* **MATERIAL PROVIDED**
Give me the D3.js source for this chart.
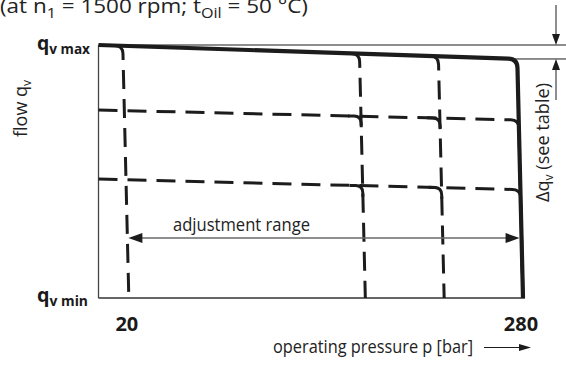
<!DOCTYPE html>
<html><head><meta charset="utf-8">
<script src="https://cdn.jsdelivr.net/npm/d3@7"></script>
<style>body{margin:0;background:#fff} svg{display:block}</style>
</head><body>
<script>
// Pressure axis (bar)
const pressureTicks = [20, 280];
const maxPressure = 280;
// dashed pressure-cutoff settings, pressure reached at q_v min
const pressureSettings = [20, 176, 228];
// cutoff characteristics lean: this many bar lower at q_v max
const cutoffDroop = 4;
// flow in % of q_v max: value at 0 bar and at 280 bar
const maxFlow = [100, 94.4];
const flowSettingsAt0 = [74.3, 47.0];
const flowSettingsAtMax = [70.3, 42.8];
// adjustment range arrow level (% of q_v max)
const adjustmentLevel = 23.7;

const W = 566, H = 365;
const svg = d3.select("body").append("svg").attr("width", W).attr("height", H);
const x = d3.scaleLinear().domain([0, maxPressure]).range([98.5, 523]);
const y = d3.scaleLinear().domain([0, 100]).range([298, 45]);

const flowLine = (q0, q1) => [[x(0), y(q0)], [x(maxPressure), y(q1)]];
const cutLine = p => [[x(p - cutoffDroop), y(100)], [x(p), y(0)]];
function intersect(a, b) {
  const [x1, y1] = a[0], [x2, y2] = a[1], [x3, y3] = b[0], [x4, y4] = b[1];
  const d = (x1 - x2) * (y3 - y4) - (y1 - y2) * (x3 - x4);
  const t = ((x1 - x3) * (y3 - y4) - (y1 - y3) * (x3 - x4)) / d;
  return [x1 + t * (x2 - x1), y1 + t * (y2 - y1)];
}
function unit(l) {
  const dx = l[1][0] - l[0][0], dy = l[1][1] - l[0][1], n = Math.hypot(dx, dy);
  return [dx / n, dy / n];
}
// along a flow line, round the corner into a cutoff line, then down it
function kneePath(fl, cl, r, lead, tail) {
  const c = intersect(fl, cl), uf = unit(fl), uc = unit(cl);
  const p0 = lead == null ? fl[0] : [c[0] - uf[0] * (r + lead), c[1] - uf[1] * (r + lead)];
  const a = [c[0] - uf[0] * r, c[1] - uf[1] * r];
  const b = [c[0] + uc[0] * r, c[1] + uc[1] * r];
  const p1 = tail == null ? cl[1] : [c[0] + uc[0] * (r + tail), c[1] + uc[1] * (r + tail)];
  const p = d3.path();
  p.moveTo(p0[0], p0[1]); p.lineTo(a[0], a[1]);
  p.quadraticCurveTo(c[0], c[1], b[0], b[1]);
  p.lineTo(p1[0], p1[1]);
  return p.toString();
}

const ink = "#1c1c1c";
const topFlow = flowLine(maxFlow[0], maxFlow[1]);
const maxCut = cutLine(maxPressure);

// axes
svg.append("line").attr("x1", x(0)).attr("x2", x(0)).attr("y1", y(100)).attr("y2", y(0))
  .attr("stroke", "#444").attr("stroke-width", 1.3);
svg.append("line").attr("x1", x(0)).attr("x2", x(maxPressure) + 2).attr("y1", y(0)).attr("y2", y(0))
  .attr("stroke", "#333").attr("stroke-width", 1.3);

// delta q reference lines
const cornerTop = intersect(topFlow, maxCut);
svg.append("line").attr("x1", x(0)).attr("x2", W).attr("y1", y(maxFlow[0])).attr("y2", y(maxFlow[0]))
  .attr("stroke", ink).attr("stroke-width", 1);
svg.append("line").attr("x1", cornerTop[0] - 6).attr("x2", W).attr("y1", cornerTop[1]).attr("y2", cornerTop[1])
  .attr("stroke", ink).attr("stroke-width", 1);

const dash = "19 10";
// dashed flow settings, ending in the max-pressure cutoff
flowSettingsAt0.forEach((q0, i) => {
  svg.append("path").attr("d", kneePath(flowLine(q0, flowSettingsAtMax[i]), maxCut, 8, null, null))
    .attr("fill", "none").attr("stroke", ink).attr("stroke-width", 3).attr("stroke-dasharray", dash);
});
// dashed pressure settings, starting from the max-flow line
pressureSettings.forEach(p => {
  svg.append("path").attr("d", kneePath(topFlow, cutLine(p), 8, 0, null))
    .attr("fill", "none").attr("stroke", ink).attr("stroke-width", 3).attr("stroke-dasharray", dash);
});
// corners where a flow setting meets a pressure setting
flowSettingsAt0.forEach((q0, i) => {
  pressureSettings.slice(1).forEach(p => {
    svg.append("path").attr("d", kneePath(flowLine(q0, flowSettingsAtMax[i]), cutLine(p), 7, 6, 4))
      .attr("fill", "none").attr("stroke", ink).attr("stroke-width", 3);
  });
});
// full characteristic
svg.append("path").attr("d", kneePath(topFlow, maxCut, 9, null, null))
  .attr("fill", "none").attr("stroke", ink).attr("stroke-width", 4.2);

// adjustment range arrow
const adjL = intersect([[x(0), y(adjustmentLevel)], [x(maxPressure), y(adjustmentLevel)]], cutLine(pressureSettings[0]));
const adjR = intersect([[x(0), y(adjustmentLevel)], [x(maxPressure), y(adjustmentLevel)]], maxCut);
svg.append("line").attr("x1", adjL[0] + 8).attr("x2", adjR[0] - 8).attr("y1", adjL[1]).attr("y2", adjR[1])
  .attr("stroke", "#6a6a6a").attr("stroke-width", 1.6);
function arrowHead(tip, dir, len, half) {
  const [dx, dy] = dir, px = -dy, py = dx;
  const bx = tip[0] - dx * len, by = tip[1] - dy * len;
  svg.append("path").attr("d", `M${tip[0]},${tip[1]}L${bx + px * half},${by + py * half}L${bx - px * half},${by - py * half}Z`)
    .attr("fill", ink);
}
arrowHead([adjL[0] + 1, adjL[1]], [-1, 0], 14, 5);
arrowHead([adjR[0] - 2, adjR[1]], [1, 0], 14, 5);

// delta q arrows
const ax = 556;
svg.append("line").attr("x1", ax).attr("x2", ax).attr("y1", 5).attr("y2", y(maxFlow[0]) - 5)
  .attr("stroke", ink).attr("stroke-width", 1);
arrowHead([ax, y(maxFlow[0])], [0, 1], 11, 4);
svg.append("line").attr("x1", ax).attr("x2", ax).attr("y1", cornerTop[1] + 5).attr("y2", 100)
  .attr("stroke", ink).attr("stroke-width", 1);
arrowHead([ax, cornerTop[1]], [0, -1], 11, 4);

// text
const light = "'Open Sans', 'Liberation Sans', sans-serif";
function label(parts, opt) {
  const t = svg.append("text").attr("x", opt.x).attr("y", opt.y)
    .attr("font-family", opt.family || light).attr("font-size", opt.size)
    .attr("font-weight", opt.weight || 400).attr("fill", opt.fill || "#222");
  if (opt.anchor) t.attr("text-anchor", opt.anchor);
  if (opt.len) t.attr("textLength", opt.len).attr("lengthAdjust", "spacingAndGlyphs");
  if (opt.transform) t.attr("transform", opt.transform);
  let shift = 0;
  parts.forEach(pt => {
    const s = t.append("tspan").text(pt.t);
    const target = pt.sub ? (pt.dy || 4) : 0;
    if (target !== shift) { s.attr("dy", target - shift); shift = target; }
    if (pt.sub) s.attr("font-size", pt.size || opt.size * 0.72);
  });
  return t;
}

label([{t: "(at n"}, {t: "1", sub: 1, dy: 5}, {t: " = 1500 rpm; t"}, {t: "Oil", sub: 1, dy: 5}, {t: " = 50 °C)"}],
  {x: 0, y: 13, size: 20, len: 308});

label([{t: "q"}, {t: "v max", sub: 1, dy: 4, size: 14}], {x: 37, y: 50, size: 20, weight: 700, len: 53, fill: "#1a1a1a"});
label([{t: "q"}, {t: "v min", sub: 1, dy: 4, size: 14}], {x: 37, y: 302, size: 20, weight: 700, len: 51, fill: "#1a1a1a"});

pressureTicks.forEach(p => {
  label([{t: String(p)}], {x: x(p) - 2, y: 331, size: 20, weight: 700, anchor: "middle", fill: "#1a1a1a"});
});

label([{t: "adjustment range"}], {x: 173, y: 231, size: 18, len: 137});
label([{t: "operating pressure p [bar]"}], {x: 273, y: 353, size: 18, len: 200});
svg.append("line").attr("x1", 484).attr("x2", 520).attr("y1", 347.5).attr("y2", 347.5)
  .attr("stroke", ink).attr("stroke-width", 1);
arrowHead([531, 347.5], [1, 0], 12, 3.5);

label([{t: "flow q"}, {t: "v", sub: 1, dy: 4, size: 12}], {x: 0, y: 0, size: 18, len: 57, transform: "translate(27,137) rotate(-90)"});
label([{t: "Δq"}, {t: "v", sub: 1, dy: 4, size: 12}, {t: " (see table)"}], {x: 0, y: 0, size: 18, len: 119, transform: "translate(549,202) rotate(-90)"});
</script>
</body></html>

* **STATED GOAL**
Skip the pictures, please, and transcribe only the lines from the beginning of the material through the one that contains "const y = d3.scaleLinear().domain([0, 100]).range([298, 45]);".

* **EXERCISE RESPONSE**
Give me the D3.js source for this chart.
<!DOCTYPE html>
<html><head><meta charset="utf-8">
<script src="https://cdn.jsdelivr.net/npm/d3@7"></script>
<style>body{margin:0;background:#fff} svg{display:block}</style>
</head><body>
<script>
// Pressure axis (bar)
const pressureTicks = [20, 280];
const maxPressure = 280;
// dashed pressure-cutoff settings, pressure reached at q_v min
const pressureSettings = [20, 176, 228];
// cutoff characteristics lean: this many bar lower at q_v max
const cutoffDroop = 4;
// flow in % of q_v max: value at 0 bar and at 280 bar
const maxFlow = [100, 94.4];
const flowSettingsAt0 = [74.3, 47.0];
const flowSettingsAtMax = [70.3, 42.8];
// adjustment range arrow level (% of q_v max)
const adjustmentLevel = 23.7;

const W = 566, H = 365;
const svg = d3.select("body").append("svg").attr("width", W).attr("height", H);
const x = d3.scaleLinear().domain([0, maxPressure]).range([98.5, 523]);
const y = d3.scaleLinear().domain([0, 100]).range([298, 45]);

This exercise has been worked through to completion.